Overview
Te Papa's botany section maintains a herbarium of about 230,000 dried plant specimens including flowering plants, gymnosperms, ferns, mosses, liverworts, lichens and algae. It covers both native and introduced species from all parts of New Zealand, as well as plant fossils and a range of timber samples. It also has a foreign collection, mostly of species from related areas such as Australia, the Pacific and Europe. The most rapidly growing parts of the collection are the ferns, seaweeds, mosses and lichens.

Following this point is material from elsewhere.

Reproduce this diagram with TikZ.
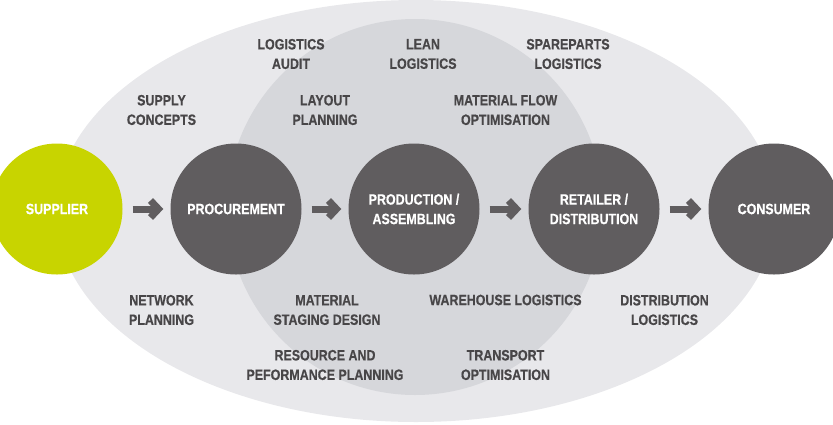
\documentclass[tikz,border=0pt]{standalone}
\usepackage{fontspec}
\setmainfont{Liberation Sans}[FakeStretch=0.83, BoldFeatures={FakeBold=0.4}]
\usetikzlibrary{arrows.meta}
\definecolor{outerg}{HTML}{E8E8EB}
\definecolor{innerg}{HTML}{D6D7DB}
\definecolor{darkc}{HTML}{605D5F}
\definecolor{greenc}{HTML}{C8D400}
\definecolor{labelc}{HTML}{484648}
\begin{document}
\begin{tikzpicture}[x=1pt,y=-1pt,
  stage/.style={circle, fill=darkc, minimum size=131pt, inner sep=0pt, text=white,
    font=\fontsize{15}{19.5}\selectfont\bfseries, align=center},
  lbl/.style={text=labelc, font=\fontsize{15}{19.5}\selectfont\bfseries, align=center, inner sep=0pt},
  flow/.style={draw=darkc, line width=7pt, -{Straight Barb[length=8pt,width=17pt]}}]
\clip (0,0) rectangle (833,424);
\fill[outerg] (416,211) ellipse [x radius=360, y radius=211];
\fill[innerg] (415,207) circle [radius=188];

\node[stage, fill=greenc] (sup) at (57,209) {SUPPLIER};
\node[stage] (pro) at (236,209) {PROCUREMENT};
\node[stage] (prd) at (414,209) {PRODUCTION /\\ASSEMBLING};
\node[stage] (ret) at (594,209) {RETAILER /\\DISTRIBUTION};
\node[stage] (con) at (774,209) {CONSUMER};

\draw[flow] ([xshift=10pt]sup.east) -- ([xshift=-7pt]pro.west);
\draw[flow] ([xshift=10pt]pro.east) -- ([xshift=-7pt]prd.west);
\draw[flow] ([xshift=10pt]prd.east) -- ([xshift=-7pt]ret.west);
\draw[flow] ([xshift=10pt]ret.east) -- ([xshift=-7pt]con.west);

\node[lbl] (la) at (291,54) {LOGISTICS\\AUDIT};
\node[lbl] (ll) at (423,54) {LEAN\\LOGISTICS};
\node[lbl] (sp) at (568,54) {SPAREPARTS\\LOGISTICS};
\node[lbl] (sc) at (161.5,110) {SUPPLY\\CONCEPTS};
\node[lbl] (lp) at (325,110) {LAYOUT\\PLANNING};
\node[lbl] (mf) at (505.5,110) {MATERIAL FLOW\\OPTIMISATION};
\node[lbl] (np) at (161.5,310) {NETWORK\\PLANNING};
\node[lbl] (ms) at (327,310) {MATERIAL\\STAGING DESIGN};
\node[lbl] (wl) at (505.5,300) {WAREHOUSE LOGISTICS};
\node[lbl] (dl) at (664.5,310) {DISTRIBUTION\\LOGISTICS};
\node[lbl] (rp) at (325,365) {RESOURCE AND\\PEFORMANCE PLANNING};
\node[lbl] (to) at (505.5,365) {TRANSPORT\\OPTIMISATION};
\end{tikzpicture}
\end{document}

The oldest New Zealand specimens in the collection are those collected by Joseph Banks and Daniel Solander during Cook's first voyage in 1769. Since the foundation of the Museum in 1865 the private collections of many well-known New Zealand botanists have been donated to the collection including those of William Colenso, John Buchanan, Leonard Cockayne, Thomas Kirk, Charles Knight, Donald Petrie and many others. As a result, there are well over 1000 type specimens in the collection - the original specimens on which published descriptions of new species are based.
In addition to plant specimens, there are original paintings of plants by John Buchanan, Fanny E Richardson and E H Featon, and much archival material relating to early botanists and collectors. There is also an extensive botanical library.
The herbarium is regularly used by botanists, historians, researchers and members of the public for identification purposes, scientific study and biographical research. Material is also loaned to institutions all over the world. Herbarium staff provide a wide range of botanical information requested by outside organisations and individuals, prepare material for display and run courses on native plants.
Botany staff are also involved in several major research programmes. These include biosystematic studies of New Zealand flowering plants, ferns, lichens and mosses, and marine algae, and biographies of significant botanists. Currently there are six full time members of staff and several associated research workers.